With 200+ million dollar productions oiling the family entertainment machine that the Walt Disney Company has evolved into, it isn’t easy to imagine that most iconic films were sketched on a cocktail napkin.
That’s right—the Roy E. Animation building may have housed some high-quality Disney brainstorming. Still, it’s not where Walt Disney and the original Imagineers dreamed up the magic that sparked a revolution. The foundational pieces that formed animated artifacts like “Steamboat Willy” and concepts like Primeval World were puzzled through in Table 31.
Tam as Old as Time
A fixture in Disney history gets splashed with gin martinis and au jus regularly in LA. Tucked in one of LA’s oldest restaurants, the Tam O’Shanter is the emblematic table where Walt and Roy Disney collaborated (and enjoyed a succulent steak).
According to SF Gate, the eatery serving Scottish and English pub fare since 1922 was the mecca for Mickey Mouse sketches. A year after Tam’s opening in October 1923, “The Disney Brothers Cartoon Studio” was established in the same Los Feliz neighborhood. Nearby Silver Lake was home to the renamed Walt Disney Studios until 1940 when the company moved over to Burbank.
With a scarce budget and abundant ideas, Disney and his animators would dine at the Tam O’Shanter for lunch almost daily, earning it the nickname “the Disney Studios commissary.” Immortalized with a plaque, SF Gate reported the consistent dining spot frequented by the Disney crew now reads:
This was a favorite spot of Walt Disney and his Imagineers.
How to Dine Like Disney
The plaque isn’t the only marker commemorating Walt Disney and his team. Etched on the table are doodles of a stegosaurus and a Tyrannosaurus rex standing before a volcano. The drawing is believed to be an early concept of the Primeval World section of Disneyland Railroad. With a decades-long relationship, the Imagineers grew close to the owners, Lawrence Frank and Walter Van de Kamp.

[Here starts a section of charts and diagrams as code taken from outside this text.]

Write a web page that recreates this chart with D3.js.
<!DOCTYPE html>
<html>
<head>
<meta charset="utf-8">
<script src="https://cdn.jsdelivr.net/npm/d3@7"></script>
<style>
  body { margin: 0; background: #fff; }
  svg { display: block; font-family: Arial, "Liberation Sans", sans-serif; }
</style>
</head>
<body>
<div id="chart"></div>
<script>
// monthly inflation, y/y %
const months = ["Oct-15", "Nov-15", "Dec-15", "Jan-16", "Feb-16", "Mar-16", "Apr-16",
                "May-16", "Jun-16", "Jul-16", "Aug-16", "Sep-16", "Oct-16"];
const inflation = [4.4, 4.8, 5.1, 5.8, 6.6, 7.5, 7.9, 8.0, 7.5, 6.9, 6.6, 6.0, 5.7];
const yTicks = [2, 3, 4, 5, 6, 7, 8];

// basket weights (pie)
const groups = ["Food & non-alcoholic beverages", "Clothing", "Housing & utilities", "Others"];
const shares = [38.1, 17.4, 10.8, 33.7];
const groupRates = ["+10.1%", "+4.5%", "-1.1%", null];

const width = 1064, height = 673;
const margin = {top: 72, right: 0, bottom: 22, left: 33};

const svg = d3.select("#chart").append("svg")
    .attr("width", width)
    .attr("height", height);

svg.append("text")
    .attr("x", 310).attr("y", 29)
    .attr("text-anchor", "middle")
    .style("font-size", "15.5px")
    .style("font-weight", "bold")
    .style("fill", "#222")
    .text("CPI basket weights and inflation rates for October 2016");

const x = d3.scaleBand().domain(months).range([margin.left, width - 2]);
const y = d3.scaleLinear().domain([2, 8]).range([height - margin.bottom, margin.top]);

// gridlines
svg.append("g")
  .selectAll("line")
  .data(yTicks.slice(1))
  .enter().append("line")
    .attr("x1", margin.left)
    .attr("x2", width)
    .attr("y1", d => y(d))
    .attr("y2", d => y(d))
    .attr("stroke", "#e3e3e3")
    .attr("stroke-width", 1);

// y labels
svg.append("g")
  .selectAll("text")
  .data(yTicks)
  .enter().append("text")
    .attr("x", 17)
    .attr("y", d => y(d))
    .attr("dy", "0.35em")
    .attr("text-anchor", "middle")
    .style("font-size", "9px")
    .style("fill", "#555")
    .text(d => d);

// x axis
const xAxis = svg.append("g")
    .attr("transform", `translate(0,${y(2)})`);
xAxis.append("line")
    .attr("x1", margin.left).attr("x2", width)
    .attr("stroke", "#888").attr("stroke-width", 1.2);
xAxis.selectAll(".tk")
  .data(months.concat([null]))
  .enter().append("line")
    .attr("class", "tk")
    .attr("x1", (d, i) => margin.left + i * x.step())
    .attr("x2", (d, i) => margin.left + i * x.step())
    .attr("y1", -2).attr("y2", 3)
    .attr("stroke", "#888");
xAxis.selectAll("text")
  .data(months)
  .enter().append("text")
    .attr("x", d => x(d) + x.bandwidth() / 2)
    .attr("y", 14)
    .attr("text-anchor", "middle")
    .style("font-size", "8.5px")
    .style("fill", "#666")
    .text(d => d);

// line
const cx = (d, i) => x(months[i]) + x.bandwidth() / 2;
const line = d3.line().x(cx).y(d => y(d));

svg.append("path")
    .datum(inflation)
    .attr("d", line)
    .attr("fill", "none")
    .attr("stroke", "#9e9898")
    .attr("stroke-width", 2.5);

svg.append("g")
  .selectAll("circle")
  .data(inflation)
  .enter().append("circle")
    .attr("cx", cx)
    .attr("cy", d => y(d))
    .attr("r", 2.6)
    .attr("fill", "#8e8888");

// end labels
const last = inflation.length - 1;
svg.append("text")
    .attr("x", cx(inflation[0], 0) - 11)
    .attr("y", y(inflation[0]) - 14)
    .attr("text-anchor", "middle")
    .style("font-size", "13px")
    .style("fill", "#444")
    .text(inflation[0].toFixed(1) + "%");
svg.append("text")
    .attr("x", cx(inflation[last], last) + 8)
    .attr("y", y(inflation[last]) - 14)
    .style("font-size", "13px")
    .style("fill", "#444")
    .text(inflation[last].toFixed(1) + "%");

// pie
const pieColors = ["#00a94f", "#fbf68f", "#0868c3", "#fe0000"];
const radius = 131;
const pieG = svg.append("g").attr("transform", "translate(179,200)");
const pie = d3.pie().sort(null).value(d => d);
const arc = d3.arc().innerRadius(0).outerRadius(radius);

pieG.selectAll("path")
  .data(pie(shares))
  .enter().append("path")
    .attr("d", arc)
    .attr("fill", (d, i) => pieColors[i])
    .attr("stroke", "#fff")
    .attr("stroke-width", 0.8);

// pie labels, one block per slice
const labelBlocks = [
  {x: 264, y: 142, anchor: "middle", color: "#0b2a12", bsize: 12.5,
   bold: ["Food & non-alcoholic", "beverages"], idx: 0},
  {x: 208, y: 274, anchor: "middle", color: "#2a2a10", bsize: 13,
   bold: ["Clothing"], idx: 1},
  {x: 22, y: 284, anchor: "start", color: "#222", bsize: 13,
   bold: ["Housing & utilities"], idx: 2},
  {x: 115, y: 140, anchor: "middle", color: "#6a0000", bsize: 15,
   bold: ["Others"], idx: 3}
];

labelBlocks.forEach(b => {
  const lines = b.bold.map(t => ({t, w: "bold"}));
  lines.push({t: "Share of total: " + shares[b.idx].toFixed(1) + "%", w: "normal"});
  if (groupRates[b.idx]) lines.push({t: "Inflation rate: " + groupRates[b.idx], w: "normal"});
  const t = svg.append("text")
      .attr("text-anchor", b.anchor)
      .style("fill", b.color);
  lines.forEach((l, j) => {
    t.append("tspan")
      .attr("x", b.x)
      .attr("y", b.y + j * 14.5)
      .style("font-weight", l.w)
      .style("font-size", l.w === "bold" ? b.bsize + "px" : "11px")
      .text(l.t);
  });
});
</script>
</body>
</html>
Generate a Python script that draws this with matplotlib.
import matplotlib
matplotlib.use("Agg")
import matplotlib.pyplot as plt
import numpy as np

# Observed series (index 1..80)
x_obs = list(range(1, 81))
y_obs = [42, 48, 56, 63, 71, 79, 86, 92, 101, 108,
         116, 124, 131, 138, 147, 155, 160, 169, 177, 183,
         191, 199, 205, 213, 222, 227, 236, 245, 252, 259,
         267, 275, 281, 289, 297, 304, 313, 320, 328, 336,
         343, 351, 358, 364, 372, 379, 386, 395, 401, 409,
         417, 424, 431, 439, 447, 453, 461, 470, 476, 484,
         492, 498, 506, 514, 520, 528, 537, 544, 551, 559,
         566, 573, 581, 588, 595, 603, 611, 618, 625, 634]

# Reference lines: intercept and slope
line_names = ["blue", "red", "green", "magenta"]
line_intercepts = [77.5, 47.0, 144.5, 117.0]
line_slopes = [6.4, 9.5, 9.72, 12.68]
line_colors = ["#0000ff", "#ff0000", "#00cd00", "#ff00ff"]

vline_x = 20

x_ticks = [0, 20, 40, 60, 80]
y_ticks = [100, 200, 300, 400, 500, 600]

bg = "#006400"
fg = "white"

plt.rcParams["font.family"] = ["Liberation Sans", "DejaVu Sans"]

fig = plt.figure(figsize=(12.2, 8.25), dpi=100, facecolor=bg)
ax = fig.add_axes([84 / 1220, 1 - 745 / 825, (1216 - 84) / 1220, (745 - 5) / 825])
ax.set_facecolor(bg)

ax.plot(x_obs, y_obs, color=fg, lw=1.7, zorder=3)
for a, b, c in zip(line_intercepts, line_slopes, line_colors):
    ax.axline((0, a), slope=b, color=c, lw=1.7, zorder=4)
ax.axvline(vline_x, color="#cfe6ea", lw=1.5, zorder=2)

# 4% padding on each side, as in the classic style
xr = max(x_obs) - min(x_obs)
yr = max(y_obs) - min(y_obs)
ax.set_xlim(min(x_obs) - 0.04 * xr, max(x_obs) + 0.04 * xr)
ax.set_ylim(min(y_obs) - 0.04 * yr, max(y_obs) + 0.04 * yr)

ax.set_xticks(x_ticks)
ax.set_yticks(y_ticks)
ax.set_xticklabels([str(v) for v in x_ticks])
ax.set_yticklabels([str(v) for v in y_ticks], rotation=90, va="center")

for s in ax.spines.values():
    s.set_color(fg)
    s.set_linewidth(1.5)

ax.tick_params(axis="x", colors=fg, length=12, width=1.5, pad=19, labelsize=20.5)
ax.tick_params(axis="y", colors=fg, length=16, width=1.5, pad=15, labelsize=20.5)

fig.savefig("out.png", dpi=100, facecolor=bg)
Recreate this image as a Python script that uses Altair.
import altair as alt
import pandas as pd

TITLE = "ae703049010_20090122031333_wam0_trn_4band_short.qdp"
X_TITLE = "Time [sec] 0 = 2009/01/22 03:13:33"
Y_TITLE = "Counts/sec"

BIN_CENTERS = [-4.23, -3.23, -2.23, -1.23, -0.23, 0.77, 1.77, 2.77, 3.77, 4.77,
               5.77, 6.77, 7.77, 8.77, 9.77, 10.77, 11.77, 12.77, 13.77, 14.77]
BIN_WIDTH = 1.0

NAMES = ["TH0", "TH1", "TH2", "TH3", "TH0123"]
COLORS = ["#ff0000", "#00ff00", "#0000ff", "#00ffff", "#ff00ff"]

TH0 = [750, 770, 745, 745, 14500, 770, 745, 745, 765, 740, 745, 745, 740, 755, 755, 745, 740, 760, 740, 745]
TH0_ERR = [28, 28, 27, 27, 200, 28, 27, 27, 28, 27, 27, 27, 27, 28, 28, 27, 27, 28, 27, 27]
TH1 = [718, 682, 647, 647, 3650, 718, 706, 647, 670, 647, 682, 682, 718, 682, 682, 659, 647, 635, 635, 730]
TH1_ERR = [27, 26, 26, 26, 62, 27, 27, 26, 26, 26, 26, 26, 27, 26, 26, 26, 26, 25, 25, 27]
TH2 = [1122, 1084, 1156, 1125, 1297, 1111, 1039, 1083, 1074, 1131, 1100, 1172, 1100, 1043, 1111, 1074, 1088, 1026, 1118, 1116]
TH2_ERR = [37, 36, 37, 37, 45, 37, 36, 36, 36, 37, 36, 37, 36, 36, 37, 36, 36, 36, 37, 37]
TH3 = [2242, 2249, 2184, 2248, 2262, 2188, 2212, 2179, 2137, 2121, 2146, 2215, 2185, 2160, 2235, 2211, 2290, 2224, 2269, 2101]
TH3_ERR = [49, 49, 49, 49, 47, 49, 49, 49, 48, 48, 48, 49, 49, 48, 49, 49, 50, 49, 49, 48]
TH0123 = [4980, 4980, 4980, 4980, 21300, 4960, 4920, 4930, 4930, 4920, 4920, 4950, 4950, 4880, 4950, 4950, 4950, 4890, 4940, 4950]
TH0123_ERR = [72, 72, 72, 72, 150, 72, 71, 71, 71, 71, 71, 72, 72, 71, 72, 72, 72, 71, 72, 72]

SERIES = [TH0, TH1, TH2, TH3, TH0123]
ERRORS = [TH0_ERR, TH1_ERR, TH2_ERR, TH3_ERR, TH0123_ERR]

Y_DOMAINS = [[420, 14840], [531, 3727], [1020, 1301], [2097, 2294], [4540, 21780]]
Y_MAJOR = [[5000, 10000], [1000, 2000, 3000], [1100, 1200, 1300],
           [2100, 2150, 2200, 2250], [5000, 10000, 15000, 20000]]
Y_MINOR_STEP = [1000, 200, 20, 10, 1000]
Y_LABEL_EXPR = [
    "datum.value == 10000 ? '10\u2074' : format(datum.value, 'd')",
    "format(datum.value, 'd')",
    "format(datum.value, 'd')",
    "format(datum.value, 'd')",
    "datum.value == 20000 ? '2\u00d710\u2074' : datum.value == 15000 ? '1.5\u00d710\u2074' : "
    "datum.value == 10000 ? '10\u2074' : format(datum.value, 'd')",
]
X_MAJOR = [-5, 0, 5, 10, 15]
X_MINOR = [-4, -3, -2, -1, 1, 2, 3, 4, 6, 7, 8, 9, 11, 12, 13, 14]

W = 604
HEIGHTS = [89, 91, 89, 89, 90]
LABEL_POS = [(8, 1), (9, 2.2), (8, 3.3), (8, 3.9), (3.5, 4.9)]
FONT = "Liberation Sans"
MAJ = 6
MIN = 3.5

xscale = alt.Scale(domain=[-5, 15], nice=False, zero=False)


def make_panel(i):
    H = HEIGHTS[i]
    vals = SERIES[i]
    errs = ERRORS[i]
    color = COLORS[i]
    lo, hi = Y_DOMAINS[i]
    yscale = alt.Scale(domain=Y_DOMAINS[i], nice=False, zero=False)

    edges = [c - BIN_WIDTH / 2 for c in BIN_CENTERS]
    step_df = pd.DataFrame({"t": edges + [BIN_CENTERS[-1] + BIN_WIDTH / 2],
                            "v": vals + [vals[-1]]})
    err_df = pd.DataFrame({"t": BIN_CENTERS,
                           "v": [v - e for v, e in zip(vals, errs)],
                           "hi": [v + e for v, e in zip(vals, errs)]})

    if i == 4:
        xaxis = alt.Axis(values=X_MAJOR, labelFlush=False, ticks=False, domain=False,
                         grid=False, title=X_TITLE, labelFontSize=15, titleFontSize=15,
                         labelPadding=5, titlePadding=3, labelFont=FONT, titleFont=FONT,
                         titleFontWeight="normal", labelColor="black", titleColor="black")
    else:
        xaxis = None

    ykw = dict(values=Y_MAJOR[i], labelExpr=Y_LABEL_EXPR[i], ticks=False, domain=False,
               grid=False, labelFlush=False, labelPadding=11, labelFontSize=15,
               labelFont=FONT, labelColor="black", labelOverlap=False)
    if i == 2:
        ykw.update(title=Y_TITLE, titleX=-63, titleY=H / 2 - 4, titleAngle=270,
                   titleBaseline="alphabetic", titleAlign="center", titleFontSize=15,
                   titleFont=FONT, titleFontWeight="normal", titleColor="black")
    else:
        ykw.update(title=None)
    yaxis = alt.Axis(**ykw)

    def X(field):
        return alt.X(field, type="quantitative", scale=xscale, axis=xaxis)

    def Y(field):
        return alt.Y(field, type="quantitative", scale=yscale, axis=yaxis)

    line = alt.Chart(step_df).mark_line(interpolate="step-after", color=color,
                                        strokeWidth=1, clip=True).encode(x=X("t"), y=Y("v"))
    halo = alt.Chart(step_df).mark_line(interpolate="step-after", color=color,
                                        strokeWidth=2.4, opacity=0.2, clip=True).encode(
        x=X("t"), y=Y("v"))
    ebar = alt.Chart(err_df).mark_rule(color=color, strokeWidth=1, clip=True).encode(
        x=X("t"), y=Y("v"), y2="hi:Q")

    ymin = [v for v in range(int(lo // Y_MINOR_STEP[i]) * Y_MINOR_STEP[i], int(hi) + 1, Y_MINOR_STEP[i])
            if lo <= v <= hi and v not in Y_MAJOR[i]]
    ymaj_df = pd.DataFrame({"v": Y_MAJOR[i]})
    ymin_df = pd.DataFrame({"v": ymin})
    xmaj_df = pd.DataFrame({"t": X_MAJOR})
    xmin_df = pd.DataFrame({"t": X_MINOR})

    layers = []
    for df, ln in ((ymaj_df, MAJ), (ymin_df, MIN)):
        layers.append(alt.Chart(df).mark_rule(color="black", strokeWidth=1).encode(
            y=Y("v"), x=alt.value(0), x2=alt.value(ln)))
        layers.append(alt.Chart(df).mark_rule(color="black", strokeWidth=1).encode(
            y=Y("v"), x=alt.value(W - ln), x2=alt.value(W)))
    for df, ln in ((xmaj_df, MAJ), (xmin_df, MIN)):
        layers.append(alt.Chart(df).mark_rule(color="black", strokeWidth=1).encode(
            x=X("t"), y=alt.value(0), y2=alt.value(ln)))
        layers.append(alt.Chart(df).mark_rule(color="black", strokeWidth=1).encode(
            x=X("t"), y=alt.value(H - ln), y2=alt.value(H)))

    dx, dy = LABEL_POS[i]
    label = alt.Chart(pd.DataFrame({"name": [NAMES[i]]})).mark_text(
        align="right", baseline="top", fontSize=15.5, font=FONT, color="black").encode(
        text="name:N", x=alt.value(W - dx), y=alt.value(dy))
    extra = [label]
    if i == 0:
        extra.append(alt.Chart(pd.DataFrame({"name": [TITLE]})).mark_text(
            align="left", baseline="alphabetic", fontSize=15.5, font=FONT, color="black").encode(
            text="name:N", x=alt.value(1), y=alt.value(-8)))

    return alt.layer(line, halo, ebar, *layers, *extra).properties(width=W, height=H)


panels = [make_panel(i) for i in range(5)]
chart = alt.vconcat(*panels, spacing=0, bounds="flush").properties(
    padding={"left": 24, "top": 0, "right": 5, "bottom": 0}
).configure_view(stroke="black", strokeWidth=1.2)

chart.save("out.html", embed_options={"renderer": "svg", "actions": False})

To show gratitude for their restaurant hosting countless unofficial meetings, John Hench, Imagineer who worked on Fantasia (1940), among other iconic works, gifted the owners an original sketch of Disney characters in Scottish garb, signed:
Walt Disney and staff, 1958.
While the sketch is featured in the lobby, artwork by Walt Disney Imagineering, gifted to the restaurant for 100 years of hosting, is featured above Walt’s iconic table.
If you sit at Table 31, it’s only appropriate to dine like Disney. According to SF Gate, Walt typically ordered their burgers, although the spot is famous for prime rib and Yorkshire pudding. A cocktail named for the renowned table also features rye and jasmine. In addition to the dining, Walt had a favorite component of Tam O’Shanter’s: the patio.
According to the Los Angeles Conservancy, Walt requested the restaurant cover the patio so he could access it year-round. Lawry’s President, the company established by Tam O’Shanter’s original owner Lawrence Frank, Tifanny Stith, told the Los Angeles Conservancy another famous tidbit about the Imagineering crew:
A lot of that early Disney animation work was done on cocktail napkins sitting around on the patio
Where Fairytales Were Born
It’s no surprise that Walt Disney loved a storybook look, and that’s precisely the aesthetic of the Tam O’Shanter. The original architecture of the restaurant reflected Walt Disney’s style in his Los Feliz home with turrets, dark-wood beams, and a thatched roof.
Similarly, Snow White’s cottages shared the iconic style. Designed by Ben Sherwood in 1921, the Hyperion Avenue buildings were home to some of Disney’s first animators. As legend has it, Disney’s first feature film, released widely in 1938, was partly inspired by the fairytale features shared by Walt’s favorite structures.
If you believe in Disney’s magic, you might bet that the Tam O’Shanter had a hand in Walt Disney Animation Studios’ rise to fame.